In the data below, locate the line containing "Reproduce this chart with Plotly.js." and the line containing "const redDash = '12px,5px,3px,5px';", then retype both and everything between them exactly. Pictures are not part of the copy.

[Begin Supplied material]

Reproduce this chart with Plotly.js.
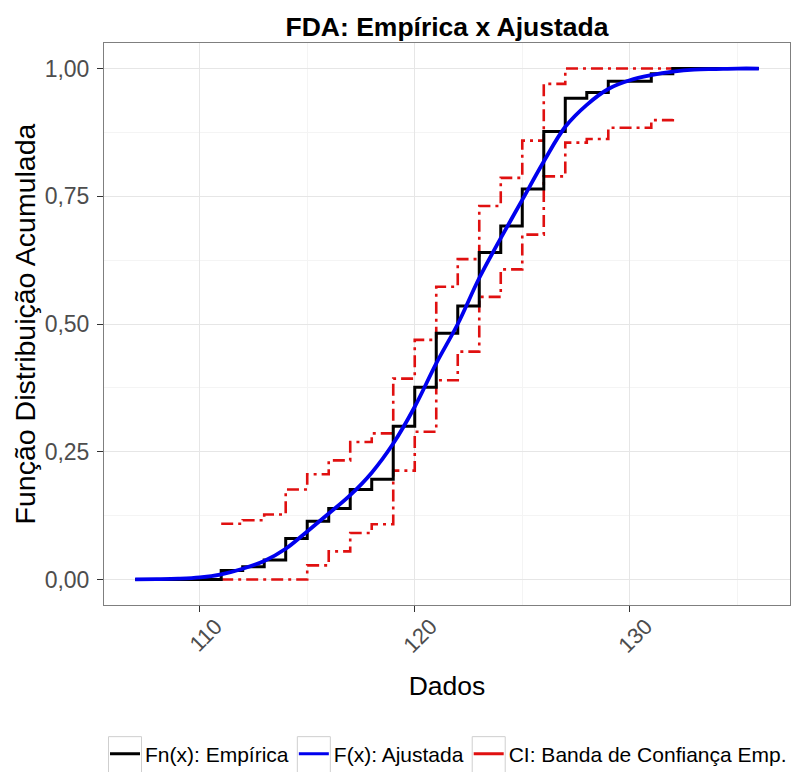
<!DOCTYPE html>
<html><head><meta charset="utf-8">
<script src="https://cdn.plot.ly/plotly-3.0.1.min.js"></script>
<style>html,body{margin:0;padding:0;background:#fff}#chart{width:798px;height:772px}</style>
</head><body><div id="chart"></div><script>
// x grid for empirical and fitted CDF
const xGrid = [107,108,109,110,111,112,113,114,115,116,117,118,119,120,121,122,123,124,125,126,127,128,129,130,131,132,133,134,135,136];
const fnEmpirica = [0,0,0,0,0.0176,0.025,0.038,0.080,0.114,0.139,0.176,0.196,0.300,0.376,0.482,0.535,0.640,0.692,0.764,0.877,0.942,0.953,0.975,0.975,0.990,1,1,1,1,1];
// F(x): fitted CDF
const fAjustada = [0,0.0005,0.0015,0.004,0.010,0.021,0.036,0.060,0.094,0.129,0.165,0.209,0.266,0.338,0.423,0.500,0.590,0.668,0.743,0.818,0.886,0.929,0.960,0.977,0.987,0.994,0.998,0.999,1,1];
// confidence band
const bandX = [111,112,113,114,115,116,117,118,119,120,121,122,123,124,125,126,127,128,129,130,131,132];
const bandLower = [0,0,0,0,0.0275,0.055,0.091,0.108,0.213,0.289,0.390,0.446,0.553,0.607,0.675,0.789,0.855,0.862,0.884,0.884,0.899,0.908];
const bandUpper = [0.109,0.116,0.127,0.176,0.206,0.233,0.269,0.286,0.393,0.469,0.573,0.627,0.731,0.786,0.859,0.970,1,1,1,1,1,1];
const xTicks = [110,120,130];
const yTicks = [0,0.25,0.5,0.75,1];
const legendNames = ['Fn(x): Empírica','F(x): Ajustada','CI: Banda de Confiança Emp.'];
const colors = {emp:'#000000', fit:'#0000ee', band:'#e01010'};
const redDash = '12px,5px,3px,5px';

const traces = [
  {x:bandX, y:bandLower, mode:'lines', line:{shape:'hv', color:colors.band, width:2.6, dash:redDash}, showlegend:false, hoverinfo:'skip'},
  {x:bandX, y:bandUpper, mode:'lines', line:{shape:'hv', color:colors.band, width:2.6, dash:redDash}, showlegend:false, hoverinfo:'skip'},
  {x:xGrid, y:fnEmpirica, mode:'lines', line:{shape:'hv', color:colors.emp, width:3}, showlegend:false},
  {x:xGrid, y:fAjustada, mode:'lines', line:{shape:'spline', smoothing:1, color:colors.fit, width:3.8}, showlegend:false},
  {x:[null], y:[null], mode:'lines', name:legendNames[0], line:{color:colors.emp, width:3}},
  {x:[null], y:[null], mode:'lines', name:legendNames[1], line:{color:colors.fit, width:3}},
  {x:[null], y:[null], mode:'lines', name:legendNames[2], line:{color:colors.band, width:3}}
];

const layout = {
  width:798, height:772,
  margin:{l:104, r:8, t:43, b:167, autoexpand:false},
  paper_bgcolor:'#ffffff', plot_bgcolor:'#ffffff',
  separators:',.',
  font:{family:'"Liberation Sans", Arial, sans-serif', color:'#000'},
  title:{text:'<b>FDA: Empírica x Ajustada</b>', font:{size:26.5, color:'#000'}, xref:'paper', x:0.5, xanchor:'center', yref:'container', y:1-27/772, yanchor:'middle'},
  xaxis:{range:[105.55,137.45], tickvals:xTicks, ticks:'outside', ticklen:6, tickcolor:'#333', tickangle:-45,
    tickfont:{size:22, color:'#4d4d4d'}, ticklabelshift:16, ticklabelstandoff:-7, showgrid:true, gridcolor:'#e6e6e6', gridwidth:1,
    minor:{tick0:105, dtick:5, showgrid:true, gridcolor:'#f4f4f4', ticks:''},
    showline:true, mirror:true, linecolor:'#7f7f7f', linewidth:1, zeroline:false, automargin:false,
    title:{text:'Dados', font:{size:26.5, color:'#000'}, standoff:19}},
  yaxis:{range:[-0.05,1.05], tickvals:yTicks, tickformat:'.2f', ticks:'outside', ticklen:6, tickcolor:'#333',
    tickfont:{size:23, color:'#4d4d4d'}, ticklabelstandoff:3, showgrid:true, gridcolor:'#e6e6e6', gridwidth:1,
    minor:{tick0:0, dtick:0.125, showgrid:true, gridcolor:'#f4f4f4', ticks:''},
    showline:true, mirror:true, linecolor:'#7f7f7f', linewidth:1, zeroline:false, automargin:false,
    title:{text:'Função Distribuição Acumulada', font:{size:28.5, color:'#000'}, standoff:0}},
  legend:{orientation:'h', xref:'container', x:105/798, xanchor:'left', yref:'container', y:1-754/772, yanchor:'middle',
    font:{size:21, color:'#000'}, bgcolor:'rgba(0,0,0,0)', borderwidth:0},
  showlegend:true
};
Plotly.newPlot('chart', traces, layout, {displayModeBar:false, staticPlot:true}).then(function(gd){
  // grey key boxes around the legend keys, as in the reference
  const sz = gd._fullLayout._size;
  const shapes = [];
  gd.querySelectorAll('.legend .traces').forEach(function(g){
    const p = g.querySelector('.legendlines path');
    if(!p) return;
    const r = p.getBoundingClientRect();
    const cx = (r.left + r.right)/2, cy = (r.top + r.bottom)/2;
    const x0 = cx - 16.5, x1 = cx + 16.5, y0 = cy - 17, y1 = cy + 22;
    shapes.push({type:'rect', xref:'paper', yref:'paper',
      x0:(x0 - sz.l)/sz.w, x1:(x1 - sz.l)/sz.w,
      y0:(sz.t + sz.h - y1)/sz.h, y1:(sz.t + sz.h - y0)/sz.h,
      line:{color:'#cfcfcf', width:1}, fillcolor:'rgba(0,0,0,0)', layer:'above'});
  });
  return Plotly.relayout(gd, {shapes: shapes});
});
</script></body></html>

[End Supplied material]
[Begin Supplied material]

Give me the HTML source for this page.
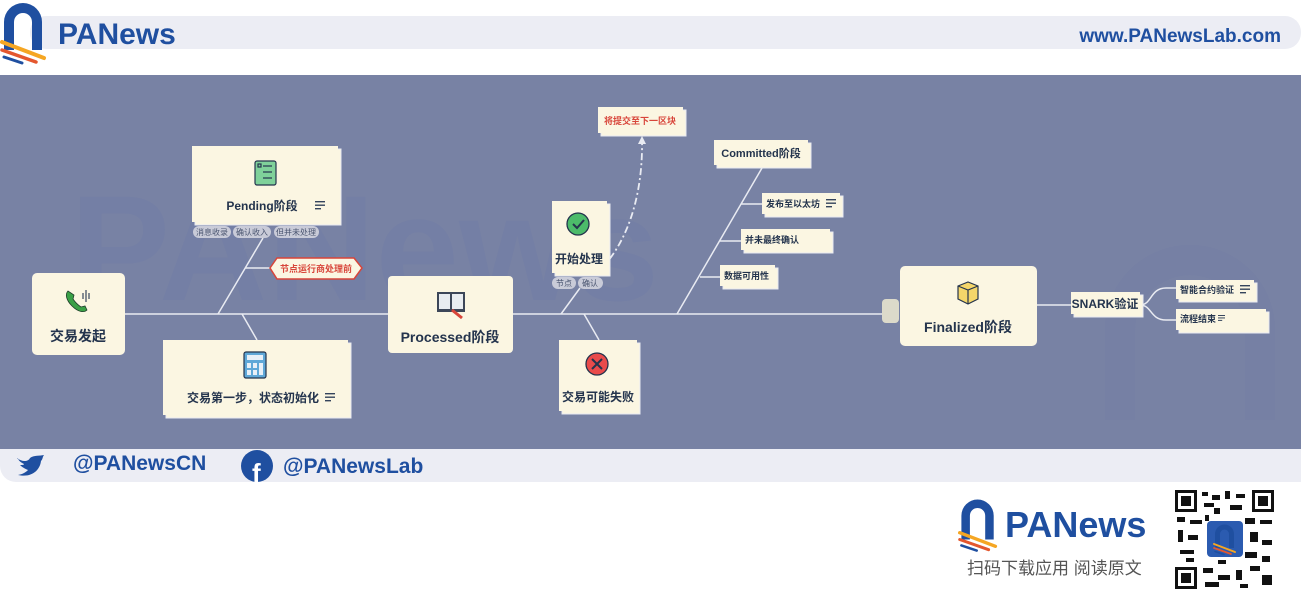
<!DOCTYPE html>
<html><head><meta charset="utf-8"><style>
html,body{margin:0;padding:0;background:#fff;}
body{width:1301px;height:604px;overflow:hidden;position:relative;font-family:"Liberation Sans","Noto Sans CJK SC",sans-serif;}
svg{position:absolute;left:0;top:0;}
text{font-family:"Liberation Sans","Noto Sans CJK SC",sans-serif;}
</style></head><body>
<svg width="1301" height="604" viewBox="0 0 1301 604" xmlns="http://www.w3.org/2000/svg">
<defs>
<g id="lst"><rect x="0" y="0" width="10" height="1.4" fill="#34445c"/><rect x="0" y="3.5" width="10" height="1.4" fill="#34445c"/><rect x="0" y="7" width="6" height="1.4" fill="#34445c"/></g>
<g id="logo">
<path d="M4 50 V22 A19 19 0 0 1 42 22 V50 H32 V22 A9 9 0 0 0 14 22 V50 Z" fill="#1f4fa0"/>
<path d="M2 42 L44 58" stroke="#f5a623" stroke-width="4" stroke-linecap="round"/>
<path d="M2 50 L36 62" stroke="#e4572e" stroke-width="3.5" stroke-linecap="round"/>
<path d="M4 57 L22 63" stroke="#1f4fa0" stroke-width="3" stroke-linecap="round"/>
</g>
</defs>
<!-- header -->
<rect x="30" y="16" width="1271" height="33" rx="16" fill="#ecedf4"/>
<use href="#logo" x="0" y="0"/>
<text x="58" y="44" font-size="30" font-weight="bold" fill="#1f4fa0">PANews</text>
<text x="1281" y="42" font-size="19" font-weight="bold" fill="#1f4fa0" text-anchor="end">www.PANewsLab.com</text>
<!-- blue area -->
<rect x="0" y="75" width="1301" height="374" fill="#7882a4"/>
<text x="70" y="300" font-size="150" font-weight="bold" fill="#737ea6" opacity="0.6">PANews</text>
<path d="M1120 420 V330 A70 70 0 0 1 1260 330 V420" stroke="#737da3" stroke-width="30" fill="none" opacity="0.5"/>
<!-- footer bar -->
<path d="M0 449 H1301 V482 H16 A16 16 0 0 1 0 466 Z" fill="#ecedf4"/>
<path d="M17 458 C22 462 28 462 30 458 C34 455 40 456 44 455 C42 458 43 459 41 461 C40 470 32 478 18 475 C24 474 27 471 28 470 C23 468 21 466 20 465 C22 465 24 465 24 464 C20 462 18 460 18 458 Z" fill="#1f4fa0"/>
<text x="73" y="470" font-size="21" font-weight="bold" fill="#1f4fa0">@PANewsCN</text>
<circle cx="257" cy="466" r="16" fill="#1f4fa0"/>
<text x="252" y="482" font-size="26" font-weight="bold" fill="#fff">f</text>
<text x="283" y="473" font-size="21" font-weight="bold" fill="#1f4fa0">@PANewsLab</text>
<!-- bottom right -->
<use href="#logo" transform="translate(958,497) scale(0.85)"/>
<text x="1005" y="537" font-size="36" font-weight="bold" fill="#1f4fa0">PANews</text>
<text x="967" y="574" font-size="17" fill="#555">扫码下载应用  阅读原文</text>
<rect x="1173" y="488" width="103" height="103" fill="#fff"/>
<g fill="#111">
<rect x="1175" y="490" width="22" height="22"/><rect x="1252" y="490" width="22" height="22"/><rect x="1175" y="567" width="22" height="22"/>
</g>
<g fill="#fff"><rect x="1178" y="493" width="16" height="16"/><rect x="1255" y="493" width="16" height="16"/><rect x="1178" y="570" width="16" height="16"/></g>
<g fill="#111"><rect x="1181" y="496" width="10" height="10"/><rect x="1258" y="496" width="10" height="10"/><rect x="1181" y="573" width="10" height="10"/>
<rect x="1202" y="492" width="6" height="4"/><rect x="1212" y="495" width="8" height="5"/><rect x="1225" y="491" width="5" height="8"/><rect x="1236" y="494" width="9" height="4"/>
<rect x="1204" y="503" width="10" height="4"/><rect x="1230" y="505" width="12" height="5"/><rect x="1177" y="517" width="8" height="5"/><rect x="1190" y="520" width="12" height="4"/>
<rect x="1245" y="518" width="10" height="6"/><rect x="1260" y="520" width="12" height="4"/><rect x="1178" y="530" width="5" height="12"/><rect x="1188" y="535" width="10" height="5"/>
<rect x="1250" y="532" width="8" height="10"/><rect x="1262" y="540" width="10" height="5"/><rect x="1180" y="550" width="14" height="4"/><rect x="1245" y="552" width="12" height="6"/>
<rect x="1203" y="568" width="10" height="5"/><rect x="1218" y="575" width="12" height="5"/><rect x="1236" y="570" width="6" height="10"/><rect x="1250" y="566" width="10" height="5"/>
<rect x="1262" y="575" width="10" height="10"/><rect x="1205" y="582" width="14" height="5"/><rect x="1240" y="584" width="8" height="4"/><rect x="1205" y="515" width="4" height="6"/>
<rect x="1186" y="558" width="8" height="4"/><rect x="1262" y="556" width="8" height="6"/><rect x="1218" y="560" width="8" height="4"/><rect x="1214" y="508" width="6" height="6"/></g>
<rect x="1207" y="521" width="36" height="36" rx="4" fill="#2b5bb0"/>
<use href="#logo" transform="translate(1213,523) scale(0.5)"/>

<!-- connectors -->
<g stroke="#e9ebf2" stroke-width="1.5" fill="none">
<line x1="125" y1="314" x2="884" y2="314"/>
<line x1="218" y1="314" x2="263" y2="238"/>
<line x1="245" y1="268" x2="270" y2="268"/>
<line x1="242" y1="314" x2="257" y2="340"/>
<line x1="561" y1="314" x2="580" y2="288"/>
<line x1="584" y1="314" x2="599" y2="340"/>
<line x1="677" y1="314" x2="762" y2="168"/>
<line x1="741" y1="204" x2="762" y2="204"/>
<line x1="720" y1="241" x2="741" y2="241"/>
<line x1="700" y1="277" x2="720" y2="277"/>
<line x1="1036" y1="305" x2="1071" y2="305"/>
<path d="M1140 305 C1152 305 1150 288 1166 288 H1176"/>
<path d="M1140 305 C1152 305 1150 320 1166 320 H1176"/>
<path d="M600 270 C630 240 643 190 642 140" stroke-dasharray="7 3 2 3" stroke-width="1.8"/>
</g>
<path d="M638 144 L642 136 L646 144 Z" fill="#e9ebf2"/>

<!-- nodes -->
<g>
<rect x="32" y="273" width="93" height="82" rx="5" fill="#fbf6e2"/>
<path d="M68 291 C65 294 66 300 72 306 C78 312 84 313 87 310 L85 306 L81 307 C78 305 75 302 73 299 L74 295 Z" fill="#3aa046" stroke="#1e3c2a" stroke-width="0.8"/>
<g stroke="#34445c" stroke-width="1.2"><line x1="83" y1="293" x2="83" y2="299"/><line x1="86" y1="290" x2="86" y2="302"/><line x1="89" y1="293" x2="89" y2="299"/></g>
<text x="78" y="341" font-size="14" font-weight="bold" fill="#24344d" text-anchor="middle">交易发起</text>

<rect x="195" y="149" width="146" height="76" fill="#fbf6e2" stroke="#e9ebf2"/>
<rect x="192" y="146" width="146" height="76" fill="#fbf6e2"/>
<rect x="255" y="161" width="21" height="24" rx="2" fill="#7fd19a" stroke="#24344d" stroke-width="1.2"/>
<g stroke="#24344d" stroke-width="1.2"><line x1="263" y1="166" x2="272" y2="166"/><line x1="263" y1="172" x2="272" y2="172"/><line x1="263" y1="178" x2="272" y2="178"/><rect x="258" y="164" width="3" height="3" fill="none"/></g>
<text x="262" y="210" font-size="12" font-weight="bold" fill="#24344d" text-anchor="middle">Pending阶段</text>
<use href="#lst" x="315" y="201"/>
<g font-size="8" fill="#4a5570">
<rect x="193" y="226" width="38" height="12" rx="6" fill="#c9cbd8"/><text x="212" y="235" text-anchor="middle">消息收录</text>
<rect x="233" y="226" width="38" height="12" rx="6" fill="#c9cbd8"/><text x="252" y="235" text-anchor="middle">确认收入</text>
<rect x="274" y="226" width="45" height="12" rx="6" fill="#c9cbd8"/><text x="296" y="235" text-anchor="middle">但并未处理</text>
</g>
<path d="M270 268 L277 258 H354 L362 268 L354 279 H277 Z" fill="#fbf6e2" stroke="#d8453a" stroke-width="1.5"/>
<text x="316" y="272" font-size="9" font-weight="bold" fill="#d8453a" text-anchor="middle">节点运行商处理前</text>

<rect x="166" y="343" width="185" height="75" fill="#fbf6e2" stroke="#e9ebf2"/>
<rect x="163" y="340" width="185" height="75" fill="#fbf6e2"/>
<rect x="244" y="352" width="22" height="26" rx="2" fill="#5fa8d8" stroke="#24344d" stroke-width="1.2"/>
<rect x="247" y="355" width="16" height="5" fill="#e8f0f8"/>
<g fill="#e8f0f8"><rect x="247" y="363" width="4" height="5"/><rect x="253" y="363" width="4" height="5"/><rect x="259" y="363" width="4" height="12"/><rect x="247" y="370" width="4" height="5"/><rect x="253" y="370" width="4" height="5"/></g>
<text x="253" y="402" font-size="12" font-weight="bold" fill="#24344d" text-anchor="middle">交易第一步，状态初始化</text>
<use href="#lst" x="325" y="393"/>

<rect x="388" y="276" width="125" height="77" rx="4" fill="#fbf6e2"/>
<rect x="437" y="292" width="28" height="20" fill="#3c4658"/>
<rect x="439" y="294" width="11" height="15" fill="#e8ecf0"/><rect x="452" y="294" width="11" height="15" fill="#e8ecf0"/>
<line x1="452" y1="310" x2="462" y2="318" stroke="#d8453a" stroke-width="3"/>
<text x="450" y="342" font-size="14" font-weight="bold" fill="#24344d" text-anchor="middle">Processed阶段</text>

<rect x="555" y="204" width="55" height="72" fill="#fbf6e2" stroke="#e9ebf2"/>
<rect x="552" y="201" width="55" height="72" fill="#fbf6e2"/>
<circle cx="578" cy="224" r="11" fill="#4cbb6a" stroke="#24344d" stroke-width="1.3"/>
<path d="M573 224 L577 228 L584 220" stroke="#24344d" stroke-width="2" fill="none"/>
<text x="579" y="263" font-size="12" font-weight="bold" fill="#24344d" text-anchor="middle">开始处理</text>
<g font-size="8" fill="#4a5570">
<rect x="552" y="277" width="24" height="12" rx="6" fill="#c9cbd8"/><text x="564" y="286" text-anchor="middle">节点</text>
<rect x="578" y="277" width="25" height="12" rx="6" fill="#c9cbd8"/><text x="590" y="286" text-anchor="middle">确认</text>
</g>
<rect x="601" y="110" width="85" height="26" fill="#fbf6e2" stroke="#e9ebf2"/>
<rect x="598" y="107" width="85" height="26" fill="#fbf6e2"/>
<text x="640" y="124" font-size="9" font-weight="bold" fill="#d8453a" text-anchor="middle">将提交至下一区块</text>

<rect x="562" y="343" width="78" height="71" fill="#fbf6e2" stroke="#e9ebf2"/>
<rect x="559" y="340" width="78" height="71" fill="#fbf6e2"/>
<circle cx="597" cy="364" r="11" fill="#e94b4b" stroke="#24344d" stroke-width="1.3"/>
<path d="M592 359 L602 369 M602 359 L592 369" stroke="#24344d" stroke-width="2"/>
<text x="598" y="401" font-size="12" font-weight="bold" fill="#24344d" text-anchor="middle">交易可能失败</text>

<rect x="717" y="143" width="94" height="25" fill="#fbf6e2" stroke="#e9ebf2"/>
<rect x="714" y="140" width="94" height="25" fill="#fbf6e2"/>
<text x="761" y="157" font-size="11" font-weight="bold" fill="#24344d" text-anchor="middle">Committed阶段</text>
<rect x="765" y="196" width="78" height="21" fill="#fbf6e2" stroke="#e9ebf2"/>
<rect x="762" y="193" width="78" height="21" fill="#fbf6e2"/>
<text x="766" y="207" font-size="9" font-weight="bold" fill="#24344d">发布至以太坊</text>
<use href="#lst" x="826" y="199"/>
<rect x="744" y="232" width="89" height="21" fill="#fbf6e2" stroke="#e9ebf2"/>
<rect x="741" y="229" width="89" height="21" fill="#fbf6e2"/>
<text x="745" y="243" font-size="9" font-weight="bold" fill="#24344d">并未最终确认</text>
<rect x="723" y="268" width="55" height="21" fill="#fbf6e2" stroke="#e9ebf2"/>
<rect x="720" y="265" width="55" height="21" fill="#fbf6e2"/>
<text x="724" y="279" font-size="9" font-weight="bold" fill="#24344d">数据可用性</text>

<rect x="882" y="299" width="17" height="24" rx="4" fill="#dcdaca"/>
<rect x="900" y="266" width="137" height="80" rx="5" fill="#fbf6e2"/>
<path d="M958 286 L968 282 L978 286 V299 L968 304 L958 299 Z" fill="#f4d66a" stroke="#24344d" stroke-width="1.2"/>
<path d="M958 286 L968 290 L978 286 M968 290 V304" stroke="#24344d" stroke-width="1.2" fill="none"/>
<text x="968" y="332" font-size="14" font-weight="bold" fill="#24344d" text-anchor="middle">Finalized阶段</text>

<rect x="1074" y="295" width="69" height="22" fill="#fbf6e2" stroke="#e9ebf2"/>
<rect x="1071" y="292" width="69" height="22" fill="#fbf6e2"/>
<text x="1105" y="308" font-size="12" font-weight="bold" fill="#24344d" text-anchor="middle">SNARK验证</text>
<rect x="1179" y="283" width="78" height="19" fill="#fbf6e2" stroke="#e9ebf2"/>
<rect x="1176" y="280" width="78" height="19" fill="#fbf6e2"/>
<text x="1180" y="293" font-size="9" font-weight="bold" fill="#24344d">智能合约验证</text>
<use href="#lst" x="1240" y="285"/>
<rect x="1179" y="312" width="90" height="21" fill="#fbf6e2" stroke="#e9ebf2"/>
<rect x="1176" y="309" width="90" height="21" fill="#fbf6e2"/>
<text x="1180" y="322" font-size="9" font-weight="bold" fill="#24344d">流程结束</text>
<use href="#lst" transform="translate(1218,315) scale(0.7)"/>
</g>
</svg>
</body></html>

[End Supplied material]
[Begin Supplied material]

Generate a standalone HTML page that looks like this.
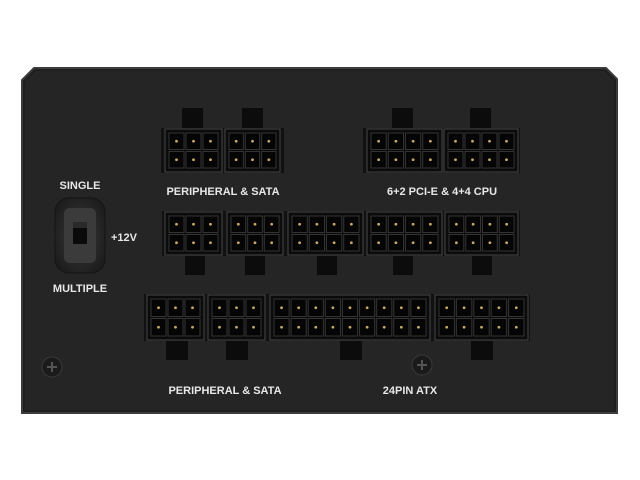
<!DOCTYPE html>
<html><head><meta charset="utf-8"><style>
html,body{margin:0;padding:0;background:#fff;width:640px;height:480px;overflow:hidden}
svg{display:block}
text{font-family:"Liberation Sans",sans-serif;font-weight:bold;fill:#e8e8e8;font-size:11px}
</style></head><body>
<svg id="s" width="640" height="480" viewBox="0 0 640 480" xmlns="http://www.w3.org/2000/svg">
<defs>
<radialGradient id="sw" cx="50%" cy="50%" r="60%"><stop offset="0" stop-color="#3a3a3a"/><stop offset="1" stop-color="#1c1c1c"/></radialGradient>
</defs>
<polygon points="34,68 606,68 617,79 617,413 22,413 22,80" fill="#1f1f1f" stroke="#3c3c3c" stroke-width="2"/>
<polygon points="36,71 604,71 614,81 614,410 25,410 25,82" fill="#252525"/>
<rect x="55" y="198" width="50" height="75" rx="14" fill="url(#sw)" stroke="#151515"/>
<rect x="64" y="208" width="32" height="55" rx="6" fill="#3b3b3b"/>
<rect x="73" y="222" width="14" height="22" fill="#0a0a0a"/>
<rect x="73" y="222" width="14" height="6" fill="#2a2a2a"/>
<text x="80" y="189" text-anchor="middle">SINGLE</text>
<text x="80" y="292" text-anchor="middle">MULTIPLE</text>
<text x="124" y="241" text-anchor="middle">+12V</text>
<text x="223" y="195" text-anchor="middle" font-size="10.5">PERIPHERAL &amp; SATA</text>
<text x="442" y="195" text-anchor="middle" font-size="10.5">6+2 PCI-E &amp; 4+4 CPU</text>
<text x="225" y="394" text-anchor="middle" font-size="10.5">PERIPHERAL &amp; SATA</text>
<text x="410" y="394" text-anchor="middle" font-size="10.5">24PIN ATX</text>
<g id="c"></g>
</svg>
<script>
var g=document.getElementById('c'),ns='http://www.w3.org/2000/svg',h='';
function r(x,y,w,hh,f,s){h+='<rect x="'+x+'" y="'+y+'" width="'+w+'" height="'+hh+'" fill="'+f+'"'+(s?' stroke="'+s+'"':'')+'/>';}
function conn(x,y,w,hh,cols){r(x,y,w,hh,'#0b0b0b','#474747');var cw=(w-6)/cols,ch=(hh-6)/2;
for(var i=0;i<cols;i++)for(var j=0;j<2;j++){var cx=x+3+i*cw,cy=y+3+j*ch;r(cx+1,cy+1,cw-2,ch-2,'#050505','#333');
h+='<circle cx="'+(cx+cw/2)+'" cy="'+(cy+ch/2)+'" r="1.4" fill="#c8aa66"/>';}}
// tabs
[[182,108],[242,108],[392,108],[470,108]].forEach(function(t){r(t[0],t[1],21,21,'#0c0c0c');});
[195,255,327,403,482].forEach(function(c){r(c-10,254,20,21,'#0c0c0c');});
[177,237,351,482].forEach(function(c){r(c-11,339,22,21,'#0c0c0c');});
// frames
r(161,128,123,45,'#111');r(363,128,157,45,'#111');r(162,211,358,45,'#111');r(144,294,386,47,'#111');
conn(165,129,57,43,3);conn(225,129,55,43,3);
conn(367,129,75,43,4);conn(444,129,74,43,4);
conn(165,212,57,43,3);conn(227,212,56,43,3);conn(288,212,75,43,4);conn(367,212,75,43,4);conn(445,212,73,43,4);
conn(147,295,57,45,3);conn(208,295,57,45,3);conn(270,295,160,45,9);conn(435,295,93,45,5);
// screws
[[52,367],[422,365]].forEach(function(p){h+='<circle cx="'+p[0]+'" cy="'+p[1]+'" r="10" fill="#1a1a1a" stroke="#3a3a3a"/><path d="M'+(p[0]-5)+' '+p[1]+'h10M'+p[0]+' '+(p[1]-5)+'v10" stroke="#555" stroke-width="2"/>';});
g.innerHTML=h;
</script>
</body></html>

[End Supplied material]

> [Correct answer]:
Reproduce this chart with Plotly.js.
<!DOCTYPE html>
<html><head><meta charset="utf-8">
<script src="https://cdn.plot.ly/plotly-3.0.1.min.js"></script>
<style>html,body{margin:0;padding:0;background:#fff}#chart{width:798px;height:772px}</style>
</head><body><div id="chart"></div><script>
// x grid for empirical and fitted CDF
const xGrid = [107,108,109,110,111,112,113,114,115,116,117,118,119,120,121,122,123,124,125,126,127,128,129,130,131,132,133,134,135,136];
const fnEmpirica = [0,0,0,0,0.0176,0.025,0.038,0.080,0.114,0.139,0.176,0.196,0.300,0.376,0.482,0.535,0.640,0.692,0.764,0.877,0.942,0.953,0.975,0.975,0.990,1,1,1,1,1];
// F(x): fitted CDF
const fAjustada = [0,0.0005,0.0015,0.004,0.010,0.021,0.036,0.060,0.094,0.129,0.165,0.209,0.266,0.338,0.423,0.500,0.590,0.668,0.743,0.818,0.886,0.929,0.960,0.977,0.987,0.994,0.998,0.999,1,1];
// confidence band
const bandX = [111,112,113,114,115,116,117,118,119,120,121,122,123,124,125,126,127,128,129,130,131,132];
const bandLower = [0,0,0,0,0.0275,0.055,0.091,0.108,0.213,0.289,0.390,0.446,0.553,0.607,0.675,0.789,0.855,0.862,0.884,0.884,0.899,0.908];
const bandUpper = [0.109,0.116,0.127,0.176,0.206,0.233,0.269,0.286,0.393,0.469,0.573,0.627,0.731,0.786,0.859,0.970,1,1,1,1,1,1];
const xTicks = [110,120,130];
const yTicks = [0,0.25,0.5,0.75,1];
const legendNames = ['Fn(x): Empírica','F(x): Ajustada','CI: Banda de Confiança Emp.'];
const colors = {emp:'#000000', fit:'#0000ee', band:'#e01010'};
const redDash = '12px,5px,3px,5px';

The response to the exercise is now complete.